A ideia de uma onda gigante a avançar pelo Atlântico e a atingir Portugal tem alimentado discussões científicas há várias décadas. O chamado “mega tsunami das Canárias” surge sempre que se fala de riscos naturais associados à instabilidade geológica do arquipélago espanhol. Mas o que está realmente em causa?
Uma hipótese estudada há mais de 20 anos
O cenário mais citado envolve a ilha de La Palma e o vulcão Cumbre Vieja. Em caso de erupção, parte da encosta poderia deslizar para o oceano, arrastando uma enorme massa rochosa. Esse colapso submarino geraria ondas de grande dimensão, capazes de atravessar o Atlântico e atingir várias costas, incluindo a portuguesa.
A discussão começou a ganhar forma no final dos anos 90, quando investigadores como Simon Day e Bill McGuire, da University College London, apresentaram modelos que apontavam para ondas com mais de 10 metros ao chegarem a Portugal, horas depois do deslizamento.
Mega tsunamis: um fenómeno distinto
Ao contrário dos tsunamis desencadeados por sismos submarinos, os mega tsunamis têm origem em movimentos súbitos de grandes volumes de rocha ou gelo.
O caso mais conhecido ocorreu no Alasca, em 1958, quando o colapso de uma encosta originou uma onda de 524 metros na baía de Lituya. A área era remota e o impacto humano foi reduzido, mas o episódio continua a ser uma referência no estudo deste tipo de fenómenos.
O que dizem os estudos mais recentes
A visão mais alarmista não é consensual. Investigadores como Ricardo Ramalho, que tem estudado de forma aprofundada a geologia das ilhas atlânticas, defendem que a instabilidade da encosta do Cumbre Vieja foi sobrevalorizada.
Segundo esses trabalhos, não há evidências de colapsos semelhantes nos últimos 200 mil anos. E mesmo que um deslizamento ocorresse, as ondas resultantes seriam muito menores do que as estimadas originalmente.

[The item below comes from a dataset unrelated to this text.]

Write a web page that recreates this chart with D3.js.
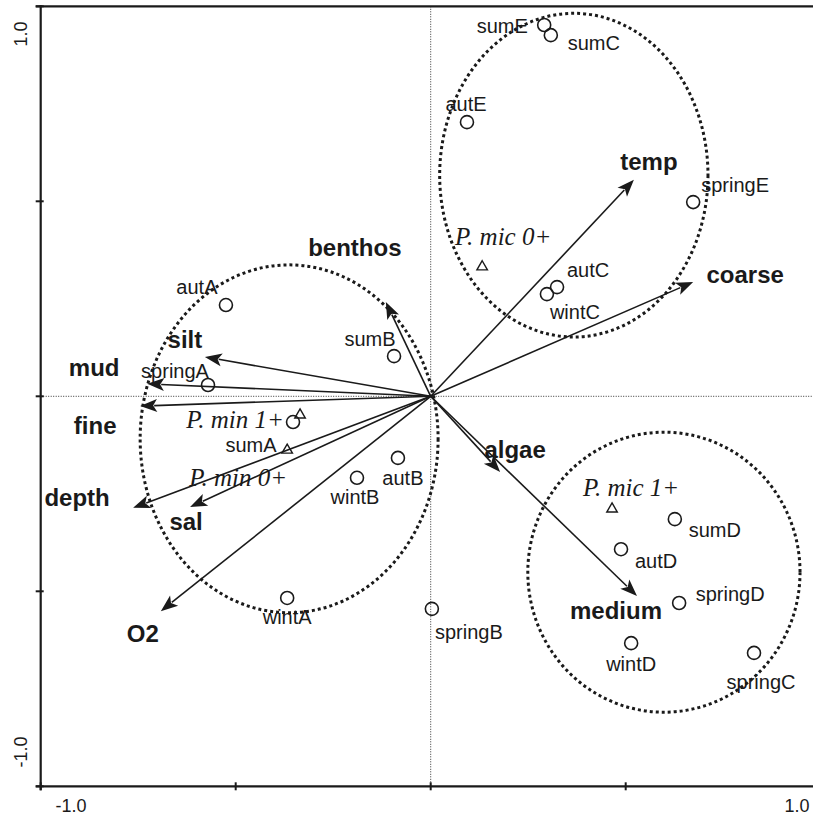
<!DOCTYPE html>
<html>
<head>
<meta charset="utf-8">
<script src="https://cdn.jsdelivr.net/npm/d3@7"></script>
<style>
  html, body { margin: 0; padding: 0; background: #fff; }
  svg { display: block; }
  .site-label { font-family: "Liberation Sans", Arial, sans-serif; font-size: 20px; fill: #1a1a1a; }
  .env-label { font-family: "Liberation Sans", Arial, sans-serif; font-size: 24px; font-weight: bold; fill: #1a1a1a; }
  .spp-label { font-family: "Liberation Serif", "Times New Roman", serif; font-size: 25px; font-style: italic; fill: #1a1a1a; }
  .tick-label { font-family: "Liberation Sans", Arial, sans-serif; font-size: 18px; fill: #1a1a1a; }
</style>
</head>
<body>
<svg id="chart" width="813" height="816"></svg>
<script>
// Sample scores (open circles)
const siteNames = ["sumE","sumC","autE","springE","autC","wintC","autA","sumB","springA","sumA",
                   "autB","wintB","wintA","springB","sumD","autD","springD","wintD","springC"];
const siteX = [0.291,0.308,0.093,0.673,0.324,0.298,-0.525,-0.094,-0.571,-0.353,
               -0.084,-0.189,-0.368,0.003,0.626,0.488,0.637,0.514,0.829];
const siteY = [0.952,0.926,0.703,0.498,0.280,0.262,0.234,0.103,0.029,-0.066,
               -0.158,-0.209,-0.517,-0.545,-0.315,-0.392,-0.530,-0.633,-0.658];

// Species scores (triangles)
const sppNames = ["P. mic 0+","P. min 1+","P. min 0+","P. mic 1+"];
const sppX = [0.132,-0.335,-0.368,0.465];
const sppY = [0.332,-0.048,-0.138,-0.289];

// Environmental variables (arrows from the origin)
const envNames = ["temp","coarse","benthos","silt","mud","fine","depth","sal","O2","algae","medium"];
const envX = [0.521,0.673,-0.115,-0.579,-0.727,-0.745,-0.763,-0.617,-0.692,0.178,0.529];
const envY = [0.555,0.293,0.242,0.101,0.032,-0.025,-0.286,-0.284,-0.551,-0.194,-0.512];

// Group envelopes (centre and radii in axis units)
const groupCX = [0.367,-0.363,0.598];
const groupCY = [0.567,-0.109,-0.451];
const groupRX = [0.344,0.382,0.349];
const groupRY = [0.415,0.446,0.359];

// Axis tick values and labels
const tickValues = [-1,-0.5,0,0.5,1];
const tickLabels = ["-1.0","1.0"];

// Label placement relative to each mark, in pixels
const siteLabelOffset = {
  sumE:[-42,1], sumC:[43,8], autE:[-1,-18], springE:[42,-17], autC:[31,-17], wintC:[28,18],
  autA:[-29,-18], sumB:[-24,-17], springA:[-33,-14], sumA:[-42,23], autB:[5,20], wintB:[-2,19],
  wintA:[0,19], springB:[37,23], sumD:[40,11], autD:[35,12], springD:[51,-9], wintD:[0,21], springC:[7,29]
};
const sppLabelOffset = {"P. mic 0+":[21,-30], "P. min 1+":[-65,4], "P. min 0+":[-49,27], "P. mic 1+":[19,-22]};
const envLabelOffset = {
  temp:[15,-18], coarse:[52,-8], benthos:[-31,-54], silt:[-20,-17], mud:[-53,-16], fine:[-45,19],
  depth:[-56,-10], sal:[-4,14], O2:[-18,22], algae:[15,-22], medium:[-21,15]
};

const svg = d3.select("#chart");
const x = d3.scaleLinear().domain([-1, 1]).range([40.7, 820.7]);
const y = d3.scaleLinear().domain([-1, 1]).range([786.3, 6.3]);
const ink = "#1a1a1a";

// Zero lines
svg.append("line").attr("x1", x(-1)).attr("x2", 813).attr("y1", y(0)).attr("y2", y(0))
  .attr("stroke", "#333").attr("stroke-width", 1).attr("stroke-dasharray", "1 1.5");
svg.append("line").attr("x1", x(0)).attr("x2", x(0)).attr("y1", y(1)).attr("y2", y(-1))
  .attr("stroke", "#333").attr("stroke-width", 1).attr("stroke-dasharray", "1 1.5");

// Frame: left, bottom and top lines
svg.append("line").attr("x1", x(-1)).attr("x2", x(-1)).attr("y1", y(1) - 1).attr("y2", y(-1) + 4)
  .attr("stroke", ink).attr("stroke-width", 2.2);
svg.append("line").attr("x1", x(-1) - 5).attr("x2", 813).attr("y1", y(-1)).attr("y2", y(-1))
  .attr("stroke", ink).attr("stroke-width", 2.2);
svg.append("line").attr("x1", x(-1) - 5).attr("x2", 813).attr("y1", y(1)).attr("y2", y(1))
  .attr("stroke", ink).attr("stroke-width", 2.2);

// Tick marks
svg.selectAll("line.ytick").data(tickValues).enter().append("line").attr("class", "ytick")
  .attr("x1", x(-1) - 5).attr("x2", x(-1) + 3).attr("y1", d => y(d)).attr("y2", d => y(d))
  .attr("stroke", ink).attr("stroke-width", 2);
svg.selectAll("line.xtick").data(tickValues.filter(d => d < 1)).enter().append("line").attr("class", "xtick")
  .attr("x1", d => x(d)).attr("x2", d => x(d)).attr("y1", y(-1) - 4).attr("y2", y(-1) + 4)
  .attr("stroke", ink).attr("stroke-width", 2);

// Tick labels at the ends of the axes
svg.append("text").attr("class", "tick-label").attr("x", 71).attr("y", 812).attr("text-anchor", "middle").text(tickLabels[0]);
svg.append("text").attr("class", "tick-label").attr("x", 797).attr("y", 812).attr("text-anchor", "middle").text(tickLabels[1]);
svg.append("text").attr("class", "tick-label").attr("transform", "translate(27,752) rotate(-90)").attr("text-anchor", "middle").text(tickLabels[0]);
svg.append("text").attr("class", "tick-label").attr("transform", "translate(27,34) rotate(-90)").attr("text-anchor", "middle").text(tickLabels[1]);

// Dotted group envelopes
svg.selectAll("ellipse.grp").data(groupCX).enter().append("ellipse").attr("class", "grp")
  .attr("cx", (d, i) => x(d)).attr("cy", (d, i) => y(groupCY[i]))
  .attr("rx", (d, i) => x(groupRX[i]) - x(0)).attr("ry", (d, i) => y(0) - y(groupRY[i]))
  .attr("fill", "none").attr("stroke", ink).attr("stroke-width", 3).attr("stroke-dasharray", "3 3");

// Environmental arrows
const headLen = 17, headHalf = 6.5;
const env = envNames.map((n, i) => ({ name: n, x: envX[i], y: envY[i] }));
const eg = svg.append("g");
env.forEach(d => {
  const x0 = x(0), y0 = y(0), x1 = x(d.x), y1 = y(d.y);
  const len = Math.hypot(x1 - x0, y1 - y0);
  const ux = (x1 - x0) / len, uy = (y1 - y0) / len;
  const bx = x1 - ux * headLen, by = y1 - uy * headLen;
  eg.append("line").attr("x1", x0).attr("y1", y0).attr("x2", bx + ux * 3).attr("y2", by + uy * 3)
    .attr("stroke", ink).attr("stroke-width", 1.6);
  eg.append("path")
    .attr("d", `M${x1},${y1}L${bx - uy * headHalf},${by + ux * headHalf}L${bx + ux * 4},${by + uy * 4}L${bx + uy * headHalf},${by - ux * headHalf}Z`)
    .attr("fill", ink);
  const off = envLabelOffset[d.name];
  eg.append("text").attr("class", "env-label").attr("x", x1 + off[0]).attr("y", y1 + off[1])
    .attr("text-anchor", "middle").attr("dominant-baseline", "central").text(d.name);
});

// Samples
const sites = siteNames.map((n, i) => ({ name: n, x: siteX[i], y: siteY[i] }));
svg.selectAll("circle.site").data(sites).enter().append("circle").attr("class", "site")
  .attr("cx", d => x(d.x)).attr("cy", d => y(d.y)).attr("r", 6.5)
  .attr("fill", "none").attr("stroke", ink).attr("stroke-width", 1.6);
svg.selectAll("text.site-label").data(sites).enter().append("text").attr("class", "site-label")
  .attr("x", d => x(d.x) + siteLabelOffset[d.name][0]).attr("y", d => y(d.y) + siteLabelOffset[d.name][1])
  .attr("text-anchor", "middle").attr("dominant-baseline", "central").text(d => d.name);

// Species
const spp = sppNames.map((n, i) => ({ name: n, x: sppX[i], y: sppY[i] }));
const tri = d3.symbol().type(d3.symbolTriangle).size(48);
svg.selectAll("path.spp").data(spp).enter().append("path").attr("class", "spp")
  .attr("transform", d => `translate(${x(d.x)},${y(d.y)})`).attr("d", tri())
  .attr("fill", "none").attr("stroke", ink).attr("stroke-width", 1.4);
svg.selectAll("text.spp-label").data(spp).enter().append("text").attr("class", "spp-label")
  .attr("x", d => x(d.x) + sppLabelOffset[d.name][0]).attr("y", d => y(d.y) + sppLabelOffset[d.name][1])
  .attr("text-anchor", "middle").attr("dominant-baseline", "central").text(d => d.name);
</script>
</body>
</html>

Que impacto teria em Portugal?
Alguns modelos extremos apontam para ondas entre 5 e 10 metros ao longo da costa portuguesa, sobretudo em zonas baixas e densamente povoadas.

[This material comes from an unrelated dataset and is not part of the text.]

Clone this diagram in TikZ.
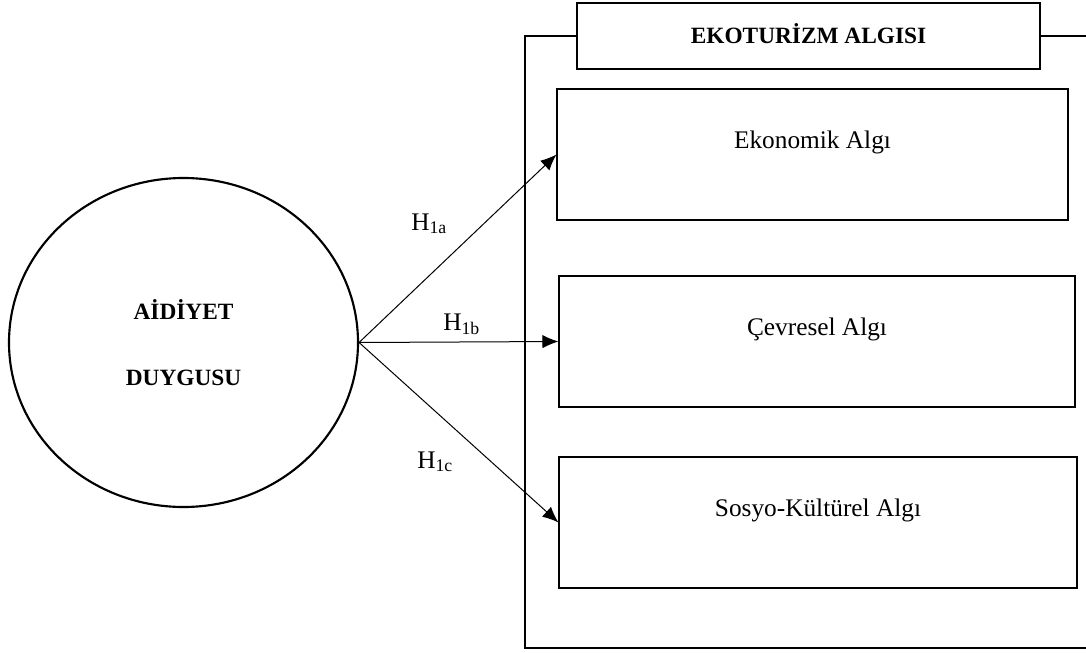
\documentclass[tikz,border=0pt]{standalone}
\usepackage{fontspec}
\setmainfont{Liberation Serif}
\usetikzlibrary{arrows.meta, shapes.geometric, positioning}
\tikzset {
    construct/.style = {
        draw,
        shape = ellipse,
        line width = 1.6pt,
        inner sep = 0pt,
        minimum width = 261.75pt,
        minimum height = 246.75pt,
        align = center,
        font = {\fontsize{17.5}{49}\selectfont\bfseries} % both lines of the construct
    },
    heading/.style args = {#1}{
        draw,
        shape = rectangle,
        line width = 0.8pt,
        minimum width = 347.25pt,
        minimum height = 49.5pt,
        label = {[anchor=base, yshift=1.5pt, font=\fontsize{17.5}{21}\selectfont\bfseries]center:#1}
    },
    factor/.style args = {#1}{
        draw,
        shape = rectangle,
        line width = 0.8pt,
        minimum height = 98.25pt,
        label = {[anchor=base, yshift=9pt, font=\fontsize{19}{23}\selectfont]center:#1} % text sits high in the box
    },
    hypothesis/.style = {
        anchor = base west,
        inner sep = 0pt,
        font = {\fontsize{19}{23}\selectfont}
    },
    link/.style = {
        -{Latex[length=12pt, width=10pt]},
        line width = 0.75pt
    },
    panel/.style = {
        line width = 1.8pt
    }
}

\begin{document}
\begin{tikzpicture}[x=0.75pt, y=-0.75pt]
        \useasboundingbox (0,0) rectangle (1086,653);

        % Left : the construct
        \node [construct] at (183.5, 342.5)                          (belonging) {AİDİYET\\DUYGUSU};

        % Right : title and the three dimensions
        \node [heading={EKOTURİZM ALGISI}] at (808.5, 36)            (title)     {};
        \node [factor={Ekonomik Algı}, minimum width=383.25pt]
              at (812.5, 154.5)                                      (econ)      {};
        \node [factor={Çevresel Algı}, minimum width=387pt]
              at (817, 341.5)                                        (envir)     {};
        \node [factor={Sosyo-Kültürel Algı}, minimum width=388.5pt]
              at (818, 522.5)                                        (socio)     {};

        % Hypothesis labels
        \node [hypothesis] at (411, 230)                             (h1a)       {H\textsubscript{1a}};
        \node [hypothesis] at (443, 330)                             (h1b)       {H\textsubscript{1b}};
        \node [hypothesis] at (417, 468)                             (h1c)       {H\textsubscript{1c}};

        % Frame corners (right side runs off the page)
        \coordinate (frameNW) at (525, 36);
        \coordinate (frameSW) at (525, 648);
        \coordinate (frameSE) at (1094, 648);
        \coordinate (frameNE) at (1094, 36);

        \draw [panel]   (title.west)    --  (frameNW)   --  (frameSW)   --  (frameSE);
        \draw [panel]   (title.east)    --  (frameNE);

        \draw [link]    (belonging.east)    --  (econ.west);
        \draw [link]    (belonging.east)    --  (envir.west);
        \draw [link]    (belonging.east)    --  (socio.west);
    \end{tikzpicture}
\end{document}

Estudos desenvolvidos na Universidade Nova de Lisboa chegaram a projetar perdas humanas e económicas significativas num cenário desfavorável. Porém, tratam-se de estimativas baseadas em pressupostos que continuam a ser debatidos.
Apesar da divergência científica, existe consenso quanto à necessidade de manter sistemas de alerta, planos de evacuação e vigilância contínua do Atlântico e dos vulcões das Canárias. Uma preparação adequada pode fazer diferença mesmo quando a probabilidade de um evento é baixa.

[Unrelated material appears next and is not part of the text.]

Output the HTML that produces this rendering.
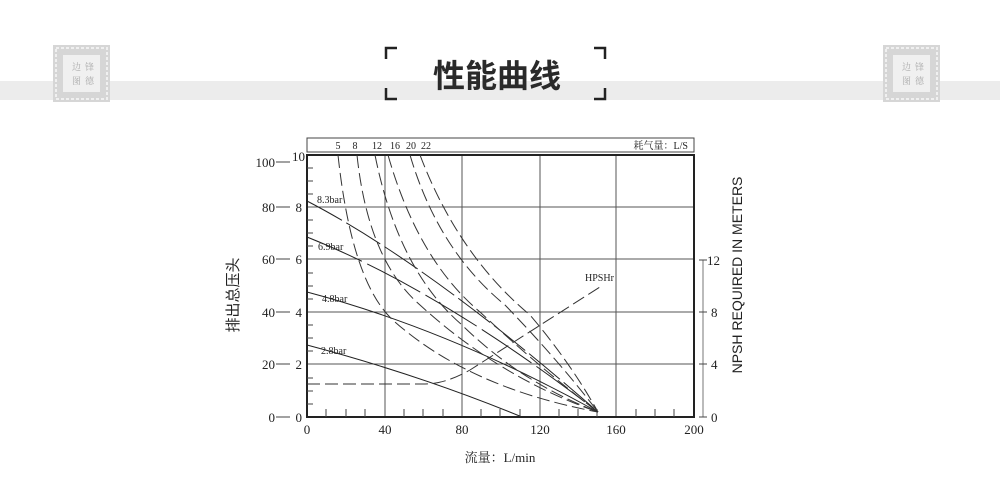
<!DOCTYPE html>
<html><head><meta charset="utf-8"><style>
body{margin:0;background:#fff;width:1000px;height:480px;overflow:hidden}
svg{display:block}
</style></head><body>
<svg width="1000" height="480" xmlns="http://www.w3.org/2000/svg" font-family="'Liberation Serif','Noto Serif CJK SC',serif">
<rect x="0" y="81" width="1000" height="19" fill="#ececec"/>
<g>
<rect x="53" y="45" width="57" height="57" fill="#d6d6d6"/>
<rect x="56" y="48" width="51" height="51" fill="none" stroke="#f0f0f0" stroke-width="2" stroke-dasharray="3 2"/>
<rect x="63" y="55" width="37" height="37" fill="#f0f0f0"/>
<text x="72" y="70" font-size="9" fill="#aaa">边</text><text x="85" y="70" font-size="9" fill="#aaa">锋</text>
<text x="72" y="84" font-size="9" fill="#aaa">图</text><text x="85" y="84" font-size="9" fill="#aaa">德</text>
</g>
<g>
<rect x="883" y="45" width="57" height="57" fill="#d6d6d6"/>
<rect x="886" y="48" width="51" height="51" fill="none" stroke="#f0f0f0" stroke-width="2" stroke-dasharray="3 2"/>
<rect x="893" y="55" width="37" height="37" fill="#f0f0f0"/>
<text x="902" y="70" font-size="9" fill="#aaa">边</text><text x="915" y="70" font-size="9" fill="#aaa">锋</text>
<text x="902" y="84" font-size="9" fill="#aaa">图</text><text x="915" y="84" font-size="9" fill="#aaa">德</text>
</g>
<g stroke="#222" stroke-width="2.5" fill="none">
<path d="M386,59 V48 H397"/><path d="M594,48 H605 V59"/>
<path d="M386,88 V99 H397"/><path d="M594,99 H605 V88"/>
</g>
<text x="497" y="87" font-size="32" font-weight="bold" text-anchor="middle" fill="#2a2a2a" font-family="'Noto Sans CJK SC',sans-serif">性能曲线</text>

<rect x="307" y="138" width="387" height="14" fill="none" stroke="#444" stroke-width="1"/>
<g font-size="10" text-anchor="middle" fill="#222">
<text x="338" y="149">5</text><text x="355" y="149">8</text><text x="377" y="149">12</text><text x="395" y="149">16</text><text x="411" y="149">20</text><text x="426" y="149">22</text>
<text x="688" y="149" text-anchor="end">耗气量：L/S</text>
</g>
<g stroke="#555" stroke-width="1">
<line x1="385" y1="155" x2="385" y2="417"/><line x1="462" y1="155" x2="462" y2="417"/>
<line x1="540" y1="155" x2="540" y2="417"/><line x1="616" y1="155" x2="616" y2="417"/>
<line x1="307" y1="207" x2="694" y2="207"/><line x1="307" y1="259" x2="694" y2="259"/>
<line x1="307" y1="312" x2="694" y2="312"/><line x1="307" y1="364" x2="694" y2="364"/>
</g>
<rect x="307" y="155" width="387" height="262" fill="none" stroke="#222" stroke-width="2"/>
<g stroke="#444" stroke-width="1">
<path d="M326,417v-8M346,417v-8M365,417v-8M404,417v-8M423,417v-8M443,417v-8M481,417v-8M500,417v-8M520,417v-8M559,417v-8M578,417v-8M597,417v-8M636,417v-8M655,417v-8M674,417v-8"/>
<path d="M307,404h6M307,391h6M307,378h6M307,351h6M307,338h6M307,325h6M307,299h6M307,286h6M307,273h6M307,246h6M307,233h6M307,220h6M307,194h6M307,181h6M307,168h6"/>
</g>
<g stroke="#444"><path d="M276,417h14M276,364h14M276,312h14M276,259h14M276,207h14M276,162h14"/></g>
<g font-size="13" text-anchor="end" fill="#222">
<text x="275" y="422">0</text><text x="275" y="369">20</text><text x="275" y="317">40</text><text x="275" y="264">60</text><text x="275" y="212">80</text><text x="275" y="167">100</text>
<text x="302" y="422">0</text><text x="302" y="369">2</text><text x="302" y="317">4</text><text x="302" y="264">6</text><text x="302" y="212">8</text><text x="305" y="161">10</text>
</g>
<g font-size="13" text-anchor="middle" fill="#222">
<text x="307" y="434">0</text><text x="385" y="434">40</text><text x="462" y="434">80</text><text x="540" y="434">120</text><text x="616" y="434">160</text><text x="694" y="434">200</text>
</g>
<line x1="703" y1="260" x2="703" y2="417" stroke="#777"/>
<g stroke="#444"><path d="M699,417h8M699,364h8M699,312h8M699,260h8"/></g>
<g font-size="13" fill="#222">
<text x="711" y="422">0</text><text x="711" y="369">4</text><text x="711" y="317">8</text><text x="707" y="265">12</text>
</g>
<text transform="translate(742,275) rotate(-90)" font-size="14" text-anchor="middle" font-family="'Liberation Sans',sans-serif" fill="#222">NPSH REQUIRED IN METERS</text>
<text transform="translate(238,295) rotate(-90)" font-size="15" text-anchor="middle" fill="#222" font-family="'Noto Sans CJK SC',sans-serif">排出总压头</text>
<text x="500" y="462" font-size="13" text-anchor="middle" fill="#222">流量：L/min</text>

<g fill="none" stroke="#222" stroke-width="1">
<path d="M307,201 Q430,265 598,412" stroke-dasharray="40 5"/>
<path d="M307,237 Q440,290 598,412" stroke-dasharray="60 6"/>
<path d="M307,292 Q450,330 598,412"/>
<path d="M307,345 Q420,375 522,417"/>
</g>
<g font-size="10" fill="#222">
<text x="317" y="203">8.3bar</text><text x="318" y="250">6.9bar</text><text x="322" y="302">4.8bar</text><text x="321" y="354">2.8bar</text>
<text x="585" y="281">HPSHr</text>
</g>
<g fill="none" stroke="#333" stroke-width="1" stroke-dasharray="13 5">
<path d="M338,155 Q352,285 395,322 Q470,388 598,412"/>
<path d="M357,155 Q368,260 420,305 Q500,378 598,412"/>
<path d="M375,155 Q398,270 462,325 Q520,382 598,412"/>
<path d="M388,155 Q418,260 480,312 Q540,368 598,412"/>
<path d="M410,155 Q438,250 505,305 Q560,362 598,412"/>
<path d="M420,155 Q458,255 530,315 Q570,362 598,412"/>
<path d="M307,384 L425,384 Q445,384 470,370 L603,285"/>
</g>
</svg>
</body></html>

Um risco reduzido, mas não ignorado
O cenário de um mega tsunami é considerado improvável. Mas a discussão mantém-se ativa porque fenómenos raros também merecem estudo, sobretudo num país com uma costa extensa e uma memória histórica marcada por grandes desastres naturais.
Conhecer os cenários, compreender os mecanismos e investir na prevenção continua a ser a forma mais sólida de lidar com riscos de baixa probabilidade, mas com impacto potencial elevado.